The things we don't say are often, I have found, the most important things to say. Why don't we just say them? I mean, for Heaven's sake, out with it already! I guess I am learning that the reason we don't say them is because we have said them so many times to ourselves we actually don't realize we haven't vocalized them yet.
Parents seem to be the biggest offenders in this situation. Why? Because their kids depend so much on what they think and how they feel. That is how they create their own values and self esteem. Scary as that may seem, think of all of those times you just wanted to hear your mother tell you that she appreciated what you did or dad tell you how proud he is of you. Isn't that the way kids are wired? For better or for worse, parental acknowledgement can lead to a child's success or the lack of which can lead to the child's serious downfall.
I keep in my scriptures a precious treasure. I realize this may be a precarious place to keep a treasure as it has a much higher likelihood of getting lost but I do it for a reason. Several months after my father passed away I was really missing him and found myself asking him out loud if he could see me and if he knew how much I missed him. That very day, if my memory serves me right, I was in church flipping through my scriptures rather inadvertently and came across a yellow sheet of paper. The fact that it was a yellow sheet of paper was significant because I really knew only of one person who used that yellow paper. I slowly opened the folded letter and recognized the handwriting right away, although I was somewhat dumbfounded because my father rarely sent letters and I didn't off hand remember when I received this letter. What I will always remember is how overcome with emotion I was as I read the words "I want you to know that I think you are the best mom there is" and, "Love, your Dad". That wasn't all the note said but it was what I needed to hear. I had to excuse myself from the room as I was so taken with emotion and gratitude that my dad was telling me he was there and he did see me. These sweet words were something my father had never told me face to face. I would never have known he felt this way, yet I often go back and reread these words and I feel all over again the sense of satisfaction in knowing no matter what anyone else thinks, my dad says I am a good mom.
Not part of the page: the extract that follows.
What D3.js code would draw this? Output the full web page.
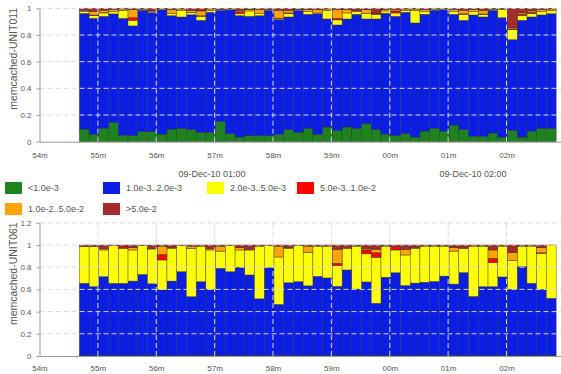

I'm going to try this out this week on my other kids. I am going to make sure that when I have a positive thought about them that I tell them instead of assuming they already know. Imagine the difference in your own life if friends told you more often how much they appreciated the way you listen to them, or if your husband mentioned that he was so glad you respected his choices, or whatever it is that you need to hear from the person whom you need to hear it from. You actually have the chance to change lives with the things you don't say.